Luís Portela, honestíssimo considerando que "há muitas formas de sensibilidade no sentido sexto do termo", aludiu ao trabalho da Universidade do Estado da Virgínia, iniciado por uma equipa liderada pelo já falecido Ian Stevenson (importante cientista e professor de Psiquiatria admirado, por exemplo, por Carl Sagan), que vem estudando casos de pessoas que evocam com precisão desarmante vidas passadas. Comprovar as memórias de crianças que detalham momentos que aconteceram muito antes de nascerem, muito longe de onde vivem, é, no mínimo, perturbador e levanta um desafio ao comezinho do ceticismo.
Ficou no ar a possibilidade de algumas pessoas, eventualmente maturadas por experiências passadas, existirem como energias amplamente positivas.

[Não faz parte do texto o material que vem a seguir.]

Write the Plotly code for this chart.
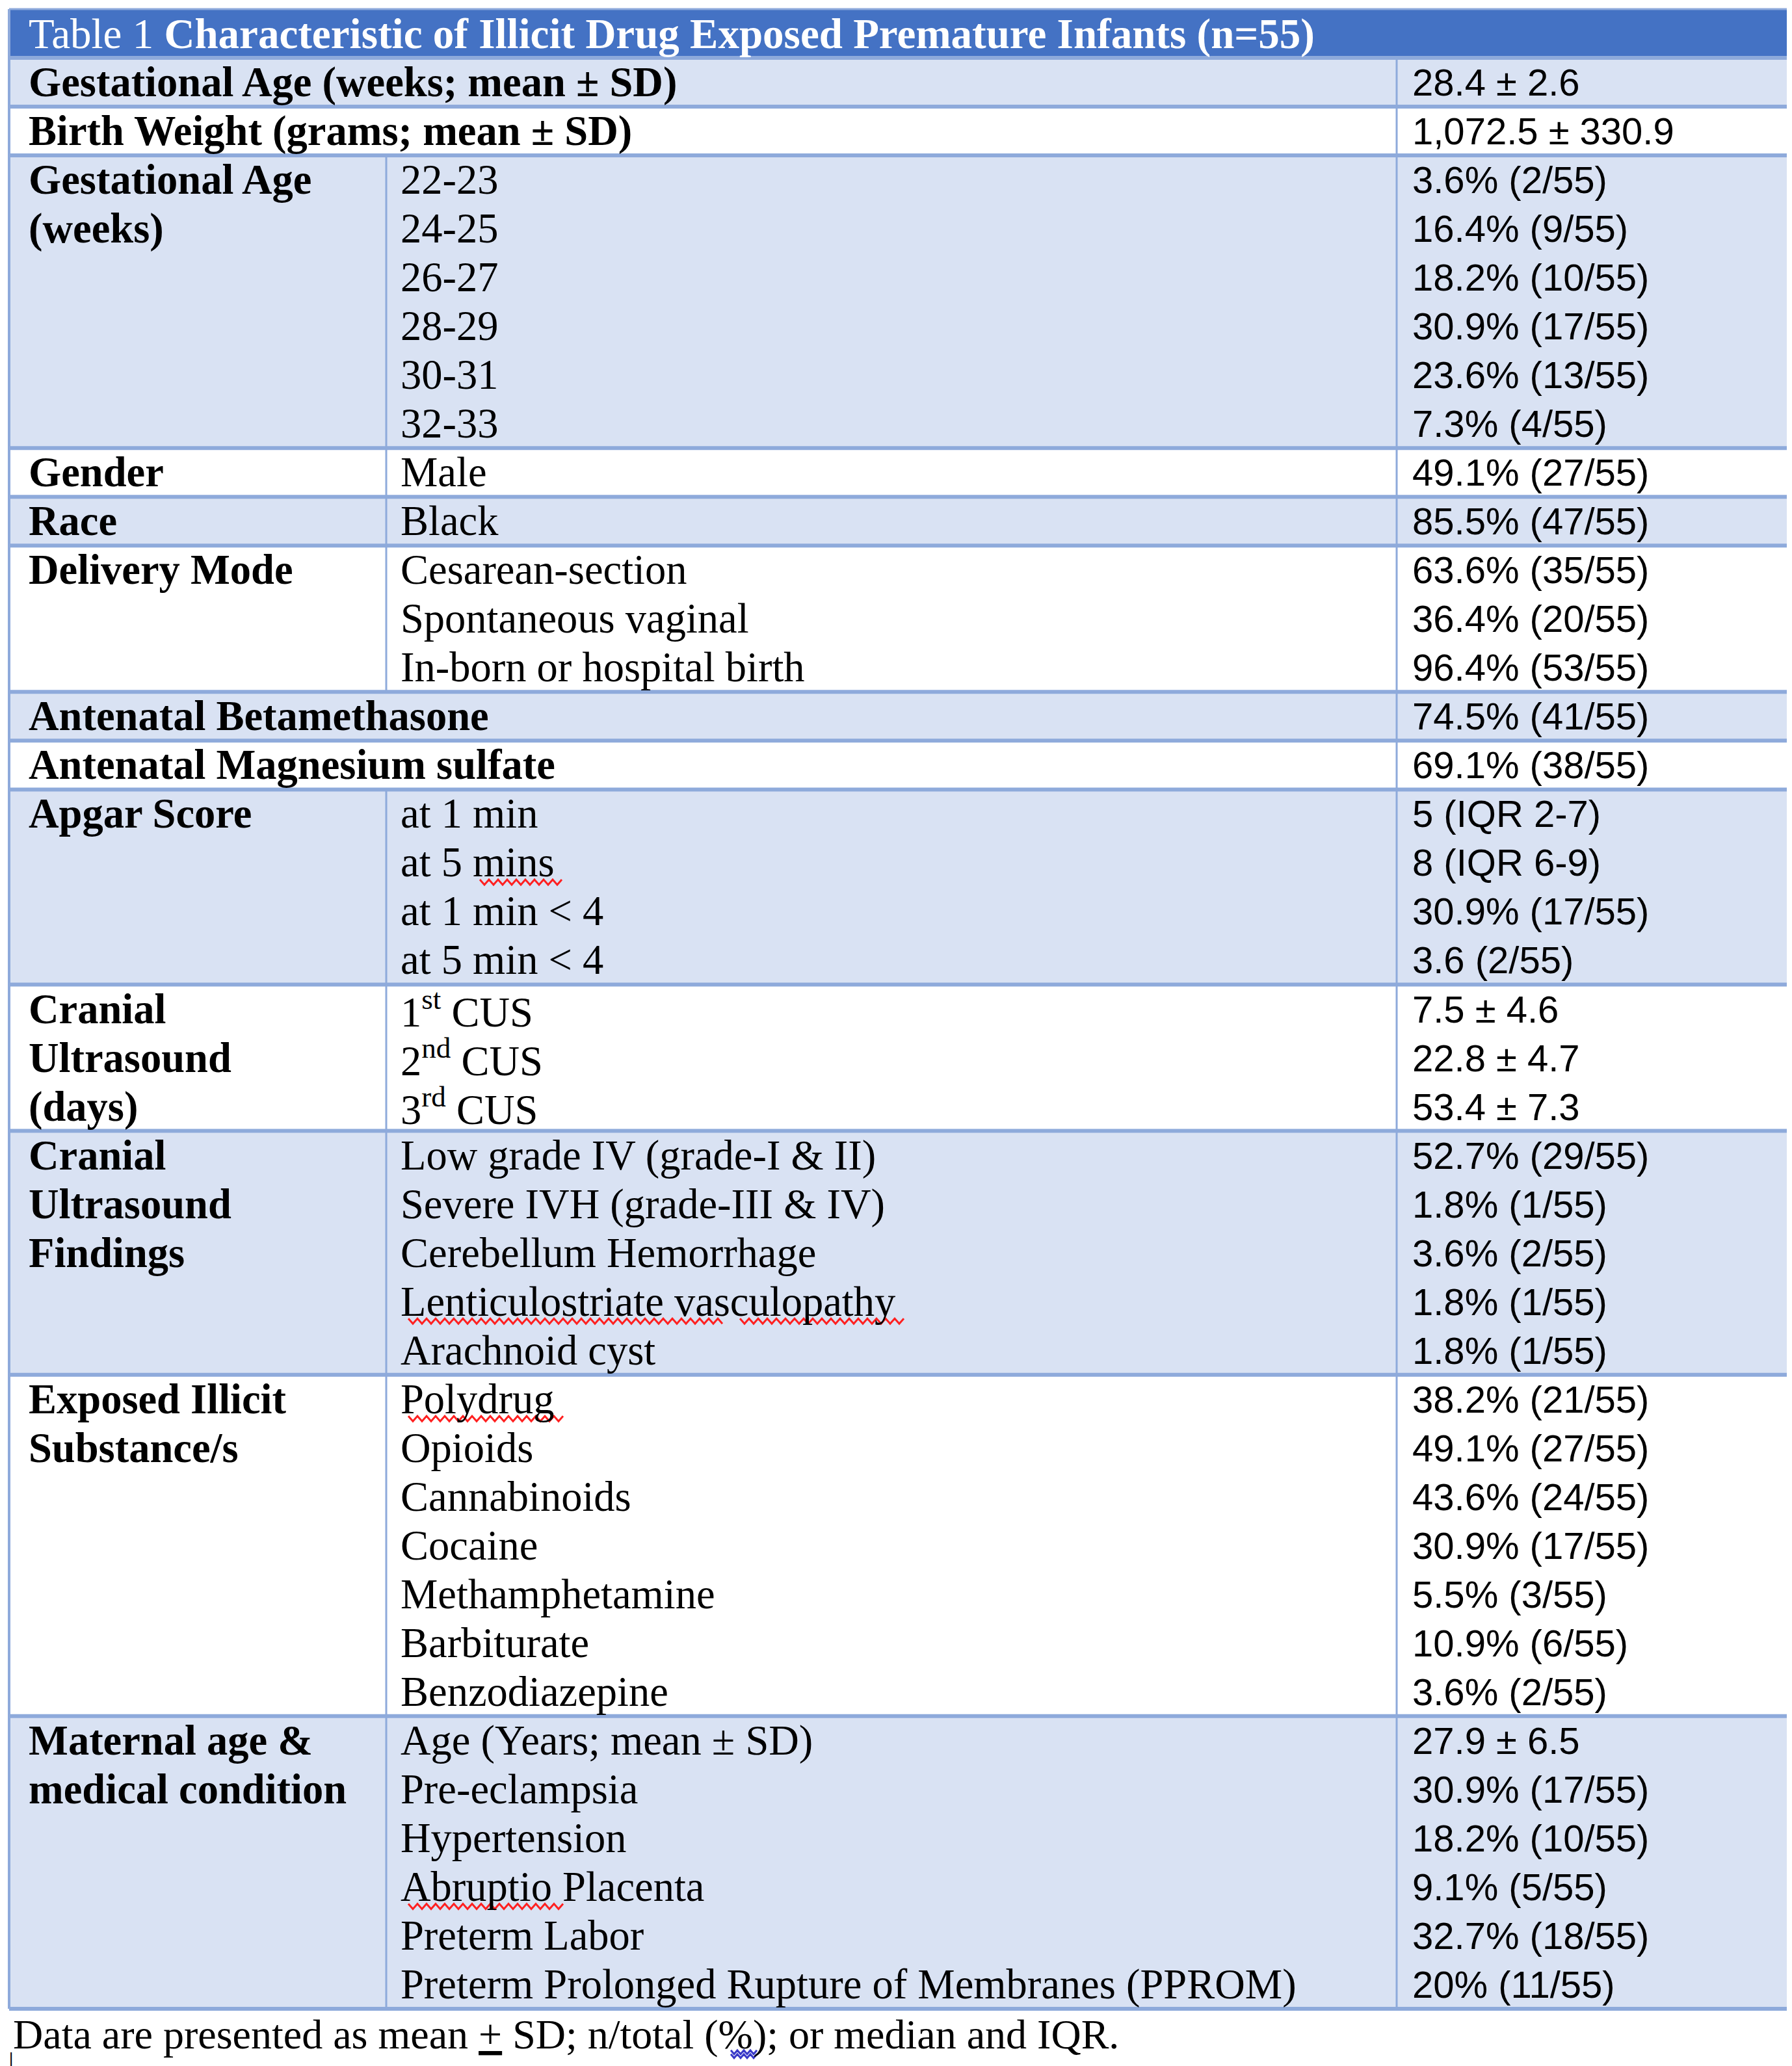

Pessoas cujo sentido é o da prática do bem.
Importou-me muito este debate, exatamente pela raridade de ouvirmos, no espaço público e vindo de alguém que não é do universo fanático, sem compromisso com seitas ou associações, a expressão franca de que podemos valer como seres do bem, contra todo o cinismo que se instala na contemporaneidade, que desmobiliza as consciências e se fere com o facto de resistirem apenas os demasiado radicais.
Não me pareceu para rir, pareceu-me urgente pelo quanto deveria valer de regresso à humanidade como objetivo profundo, convicto, da nossa existência. Pareceu-me urgente por se voltar a dizer bem e pessoa sem que isso seja uma saudade do passado.